ÇAKIT VE BELEMEDİK VADİLERİ
Çakıt Vadisi, Karaisalı ilçesinde kaya oluşumları, uçurum ve doğal güzellikleriyle kaya tırmanma, dağcılık, kampçılık, dağ bisikleti gibi birçok aktivite için popüler bir rota. Panoramik seyir teraslarına sahip. Ancak, vadinin uçurumlu yapısı nedeniyle çocuklu aileler ve yükseklik korkusu olanlar dikkat.
Pozantı ilçesindeki Belemedik Vadisi ise her mevsim yeşilin tüm tonlarına bürünerek benzersiz manzara ve temiz havaya sahip. 600 metre yükseklikteki vadide endemik bitki türleri ve zengin vahşi yaşamıyla da biliniyor. Akarsular, ormanlar ve dağlarla çevrili.
DOKUZOLUK KANYONU
Karaisalı’daki kanyon donanımlı kamp alanları ve mesire alanlarına sahip. Kaya oluşumlarından akan ırmakları ile ünlü kanyonda, kaya tırmanma alanları ve sarp uçurumlar arasında yürüyüş yolları var. Yılın her dönemi ziyaret edebilirken özellikle ilkbahar veya sonbahar ayları çok daha güzel.
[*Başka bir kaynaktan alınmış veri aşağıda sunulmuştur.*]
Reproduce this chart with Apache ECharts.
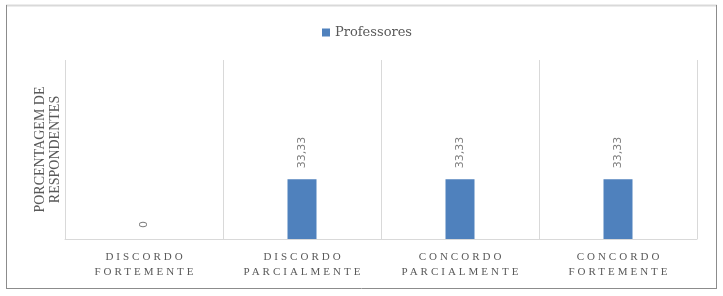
<!DOCTYPE html>
<html>
<head>
<meta charset="utf-8">
<script src="https://cdn.jsdelivr.net/npm/echarts@6/dist/echarts.min.js"></script>
<style>html,body{margin:0;padding:0;background:#fff}#c{width:723px;height:296px}</style>
</head>
<body>
<div id="c"></div>
<script>
var categories = ['DISCORDO\nFORTEMENTE', 'DISCORDO\nPARCIALMENTE', 'CONCORDO\nPARCIALMENTE', 'CONCORDO\nFORTEMENTE'];
var seriesName = 'Professores';
var professores = [0, 33.33, 33.33, 33.33];
var yAxisName = 'PORCENTAGEM DE\nRESPONDENTES';

// wide letter spacing for the category labels only (11px Liberation Serif)
(function () {
  var proto = CanvasRenderingContext2D.prototype;
  var orig = proto.fillText;
  proto.fillText = function (t, x, y, m) {
    var f = this.font || '';
    var spaced = f.indexOf('Liberation Serif') >= 0 && /(^|\s)11px/.test(f) && ('letterSpacing' in this);
    if (!spaced) {
      if ('letterSpacing' in this && this.letterSpacing !== '0px') { this.letterSpacing = '0px'; this.font = f; }
      return orig.apply(this, arguments);
    }
    this.save();
    this.letterSpacing = '3px';
    var dx = this.textAlign === 'center' ? 1.5 : 0;
    var r = (m === undefined) ? orig.call(this, t, x + dx, y) : orig.call(this, t, x + dx, y, m);
    this.restore();
    this.letterSpacing = '0px';
    this.font = f;
    return r;
  };
})();

var chart = echarts.init(document.getElementById('c'));
chart.setOption({
  animation: false,
  backgroundColor: '#fff',
  graphic: [
    {type: 'line', shape: {x1: 6, y1: 5.5, x2: 717, y2: 5.5}, style: {stroke: '#d9d9d9', lineWidth: 2}},
    {type: 'line', shape: {x1: 6.5, y1: 5, x2: 6.5, y2: 289}, style: {stroke: '#8c8c8c', lineWidth: 1}},
    {type: 'line', shape: {x1: 6, y1: 288.5, x2: 717, y2: 288.5}, style: {stroke: '#8c8c8c', lineWidth: 1}},
    {type: 'line', shape: {x1: 716.5, y1: 5, x2: 716.5, y2: 289}, style: {stroke: '#8c8c8c', lineWidth: 1}}
  ],
  legend: {
    data: [seriesName],
    left: 317,
    top: 21,
    itemWidth: 8,
    itemHeight: 8,
    itemGap: 5,
    icon: 'rect',
    textStyle: {fontFamily: 'DejaVu Serif', fontSize: 13, color: '#595959'}
  },
  grid: {left: 65, right: 26, top: 60, bottom: 57, containLabel: false},
  xAxis: {
    type: 'category',
    data: categories,
    axisLine: {show: true, lineStyle: {color: '#d9d9d9', width: 1}},
    axisTick: {show: false},
    splitLine: {show: true, lineStyle: {color: '#d9d9d9', width: 1}},
    axisLabel: {
      interval: 0,
      margin: 11,
      lineHeight: 15,
      fontFamily: 'Liberation Serif',
      fontSize: 11,
      color: '#595959'
    }
  },
  yAxis: {
    type: 'value',
    min: 0,
    max: 100,
    name: yAxisName,
    nameLocation: 'middle',
    nameRotate: 90,
    nameGap: 2,
    nameTextStyle: {fontFamily: 'Liberation Serif', fontSize: 14, color: '#595959', lineHeight: 15},
    axisLine: {show: false},
    axisTick: {show: false},
    axisLabel: {show: false},
    splitLine: {show: false}
  },
  series: [{
    name: seriesName,
    type: 'bar',
    data: professores,
    barWidth: 29,
    itemStyle: {color: '#4f81bd'},
    label: {
      show: true,
      position: 'top',
      rotate: 90,
      align: 'left',
      verticalAlign: 'middle',
      distance: 9,
      offset: [2, 0],
      fontFamily: 'DejaVu Sans',
      fontSize: 11,
      color: '#7f7f7f',
      formatter: function (p) { return p.value === 0 ? '0' : String(p.value).replace('.', ','); }
    }
  }]
});
</script>
</body>
</html>
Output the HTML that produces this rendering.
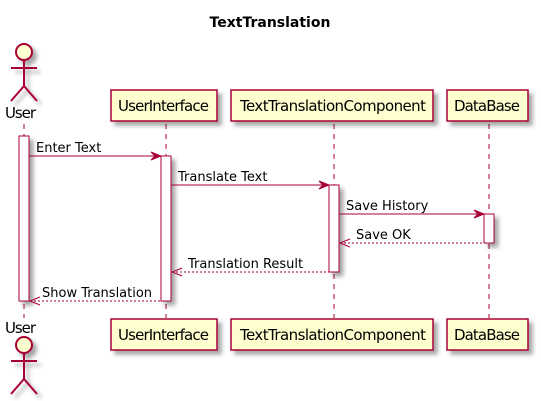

ŞAR, AYAS VE MAGARSUS ANTİK KENTLERİ
Tufanbeyli ilçesindeki Şar Antik Kenti, Etiler medeniyetinin önemli dini merkezlerinden. Roma İmparatoru Augustus’un da dua ettiği kutsal kent, tapınakları, devasa amfi tiyatrosu ve taş mimariye sahip. Bizans kiliseleri, Roma kaya mezarları ve Ana Tanrıça Tapınağı gibi tarihi kalıntılar var. Etiler, Hititler, Bizanslılar ve Romalıların izlerini taşıyor. Ayas Antik Kenti, M.Ö. 1. yüzyılda Likyalıların liman kenti. Ayas Kalesi, Süleymaniye Kulesi ve Marco Polo İskelesi ile tarih severleri cezbediyor. Helenistik dönem tapınakları, deniz kenarındaki surları güzel görüntü oluşturuyor. Karataş’taki Magarsus Antik Kenti, M.Ö. 7. yüzyılda kurulan ve etkileyici antik tiyatrosu ile ünlü bir diğer önemli bölge. Büyük İskender'in uğradığı ve dua ettiği Athena Tapınağı ile dikkat çekiyor. Türk Bizans savaşlarında zarar gördü. 3 bin kişilik antik tiyatrosu ile ilgi çekiyor.
YUMURTALIK LAGÜNÜ
Ceyhan Nehri'nin Akdeniz'e döküldüğü noktada, Yumurtalık Körfezi'nde yer alıyor. 2005 yılında Ramsar alanı olarak belirlenip, 2008 yılında milli park ilan edildi. Onlarca su kuşu ve göçmen kuş türüne ev sahipliği yapan lagün, kuş gözlem turları için vazgeçilmez bir adres.
Deniz kaplumbağaları ile de ünlü. Yılın her mevsimi ayrı güzel.
TUMLU (DUMLU) VE KOZAN KALESİ
Ceyhan ilçesine 17 kilometrede olup 75 metre yüksekliğinde sert kalker kayalar üzerine inşa edilmiş. 12. yüzyılda inşa edildiği tahmin edilen kale, 800 metre uzunluğunda sur ve 8 burca sahip. Sarp kayalar arasındaki merdivenlerle ulaşılabilen kale, yarım daire şeklinde kapıya sahip.
Kozan’daki Kozan Kalesine araçla çıkılabiliyor. Kaledeki kafe panoramik manzaraya sahip. Kale eteğinde eski dönem mimarisini yansıtan Arıkan Konağı (Yaverin Konağı) restoran ve otel olarak hizmet veriyor. Yine aynı bölgede eski Kozan evleri ve orijinal mimarisiyle Hoşkadem Camisi bulunuyor.